Asheville, about two hours from Charlotte, is a popular day-trip destination. And Biltmore, famous for being the 250-room home of George Vanderbilt and his wife, Edith, is a common stop. The grand house sits on thousands of acres that encompass forests, vineyards, kitchen and formal gardens.
Biltmore Blooms actually starts inside the house in the winter garden. Located near the house's main entrance, the glass-domed garden room provides a first glimpse of the grandeur found inside. The room is normally roped off and guests peek inside, but during Biltmore Blooms, visitors can walk through and see a display of exotic orchids, which actually reach their peak blooming time during the middle and end of winter. The orchids will be on display until April 6.
Outside, blooms fill every space—forsythia in the shrub garden, daffodils in the spring garden, and pink azaleas in the azalea garden. In the coming weeks, tulip blooms in peach, pink, purple, and white will cover the walled garden grounds. Last fall, gardeners planted 96,000 tulip bulbs in preparation for the spring season.

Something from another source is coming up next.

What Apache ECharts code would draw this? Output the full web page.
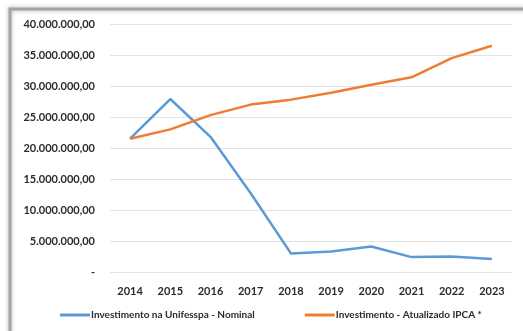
<!DOCTYPE html>
<html>
<head>
<meta charset="utf-8">
<style>
  html, body { margin: 0; padding: 0; background: #fff; }
  #chart { width: 523px; height: 331px; }
</style>
<script src="https://cdn.jsdelivr.net/npm/echarts@6/dist/echarts.min.js"></script>
</head>
<body>
<div id="chart"></div>
<script>
// Investment per year: nominal values vs. values updated by IPCA
const years = ['2014', '2015', '2016', '2017', '2018', '2019', '2020', '2021', '2022', '2023'];
const nominal = [21500000, 27900000, 21800000, 12700000, 3000000, 3300000, 4100000, 2400000, 2500000, 2100000];
const ipca = [21500000, 23000000, 25300000, 27000000, 27800000, 28900000, 30200000, 31400000, 34500000, 36500000];
const nominalName = 'Investimento na Unifesspa - Nominal';
const ipcaName = 'Investimento - Atualizado IPCA *';

function brl(v) {
  if (v === 0) return '-';
  const s = Math.round(v).toString().replace(/\B(?=(\d{3})+(?!\d))/g, '.');
  return s + ',00';
}

const font = 'Lato, "Open Sans", "Noto Sans", sans-serif';
const chart = echarts.init(document.getElementById('chart'), null, { renderer: 'canvas' });

chart.setOption({
  backgroundColor: '#ffffff',
  animation: false,
  graphic: [
    {
      type: 'rect',
      shape: { x: 10, y: 9, width: 540, height: 340 },
      style: { fill: 'rgba(0,0,0,0)', stroke: '#a3a3a3', lineWidth: 3,
               shadowBlur: 4, shadowColor: 'rgba(0,0,0,0.3)' },
      z: 100
    }
  ],
  grid: { left: 110, right: 11, top: 24, bottom: 59 },
  legend: {
    bottom: 6,
    left: 55,
    itemGap: 50,
    itemWidth: 30,
    itemHeight: 3,
    icon: 'rect',
    textStyle: { color: '#2b2b2b', fontSize: 10, fontWeight: 'bold', fontFamily: font,
                 padding: [0, 0, 0, -4] },
    data: [nominalName, ipcaName]
  },
  xAxis: {
    type: 'category',
    data: years,
    boundaryGap: true,
    axisLine: { show: false },
    axisTick: { show: false },
    axisLabel: { color: '#2b2b2b', fontSize: 11, fontWeight: 'bold', fontFamily: font, margin: 14 }
  },
  yAxis: {
    type: 'value',
    min: 0,
    max: 40000000,
    interval: 5000000,
    axisLine: { show: false },
    axisTick: { show: false },
    splitLine: { lineStyle: { color: '#e2e2e2', width: 1 } },
    axisLabel: {
      color: '#2b2b2b', fontSize: 11, fontWeight: 'bold', fontFamily: font,
      margin: 15,
      formatter: brl
    }
  },
  series: [
    {
      name: nominalName,
      type: 'line',
      data: nominal,
      symbol: 'none',
      lineStyle: { color: '#5b9bd5', width: 2.5 },
      itemStyle: { color: '#5b9bd5' }
    },
    {
      name: ipcaName,
      type: 'line',
      data: ipca,
      symbol: 'none',
      lineStyle: { color: '#ed7d31', width: 2.5 },
      itemStyle: { color: '#ed7d31' }
    }
  ]
});
</script>
</body>
</html>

On the Biltmore website, staff members track the plants' flowering status with the Weekly Bloom Report. They also provide a Flower of the Week email newsletter.
At the conservatory, Biltmore experts offer demonstrations year-round on gardening and floral design. This spring, topics include wreath making and centerpiece construction. Despite its size, Biltmore prides itself on providing inspiration, information, and instructions that people can implement in their own homes.
"Biltmore was a home at one point," Donnelly says. "So we love to share that story with guests. While it's a grand-castle-like setting, they got married and raised a child here. It was most definitely a home."